The Ontario Human Rights Code (the “Code”) ensures that all Ontarians are given equal rights and protected from discrimination based on several grounds. If an individual residing in Ontario felt that their rights were being violated by an employer or organization registered in Ontario, the most applicable grounds under the Code to challenge that discrimination is disability or religion. This means that one must demonstrate that he or she cannot obtain the vaccination due to having a disability and must provide medical documentation to prove this point. If that is done, the responsibility shifts to the employer to demonstrate that he or she cannot accommodate that disability to the point of undue hardship. If the employer can't demonstrate this, they must meet the needs of those who are unvaccinated in an equal manner to those who are, with the only exceptions being that it places the public’s health and safety at risk, or that the cost to accommodate the disability would be too much from a financial perspective. That means the employer may need to try to place the employee in a role that does not require a vaccination, such as working in an office or from home.

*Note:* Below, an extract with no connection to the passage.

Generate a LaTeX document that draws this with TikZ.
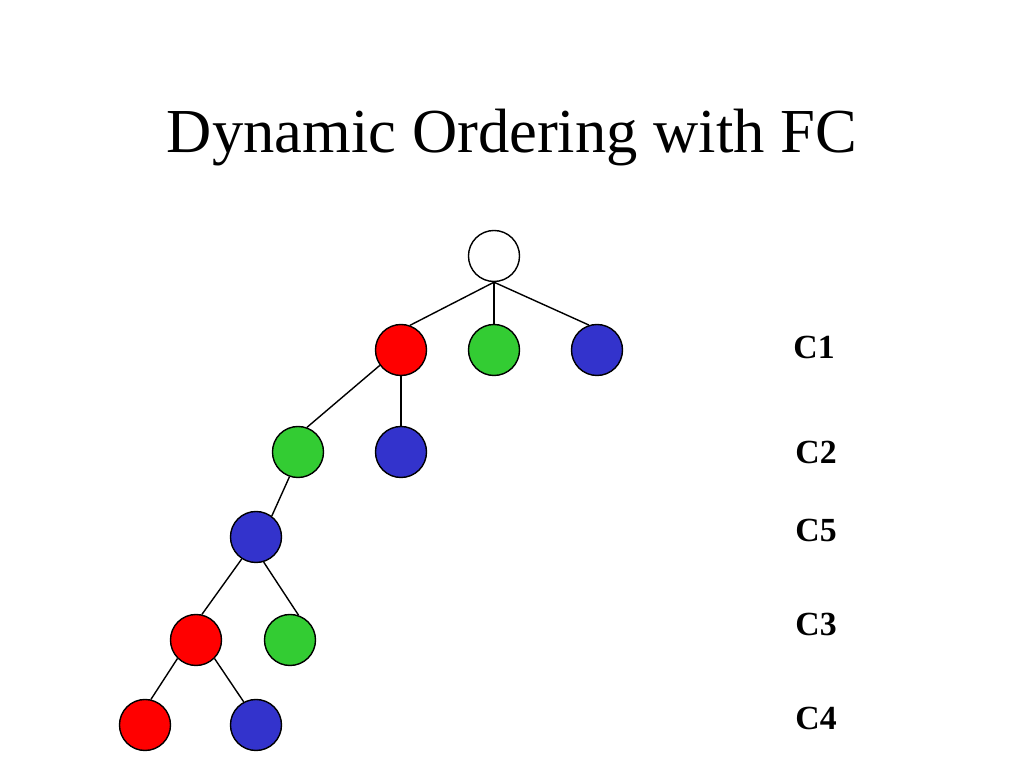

If the challenge is based on religion, then the employee should demonstrate that the vaccination is contrary to his or her religion and that the individual follows that religion. I am unaware of any religion that prohibits this vaccination, but if one were to object to the vaccination based on this religious ground, I would advise that individual to obtain proof that he or she actively practices this religion and that this is prohibited by the religion. This could mean obtaining an affidavit (sworn statement) from a priest explaining the prohibition and also explaining that the individual is highly involved in the church.
Since some vaccination mandates were announced by the Ontario government, such as the vaccination passport, individuals have brought numerous claims of discrimination that have overflooded the Ontario Human Rights Commission (the “Commission”). To address the concerns, on September 22, 2021, the Commission released a comprehensive statement confirming that generally vaccination requirements are permissible, especially to protect those at work, provided that protections are put in place to make sure people who are unable to be vaccinated for Code-related reasons are reasonably accommodated.
In the statement, the Commission confirmed that it respects a person’s right to choose concerning receiving the vaccination, however, citizens do not have a right to accommodation based on personal preference or singular beliefs. Even if the vaccination conflicts with a person’s religious beliefs, the duty to accommodate can be limited if it would compromise the health and safety of others to the point of undue hardship.
Please note that this article is intended for information purposes only. It is not intended to provide legal advice. If you have any specific questions, please contact a lawyer.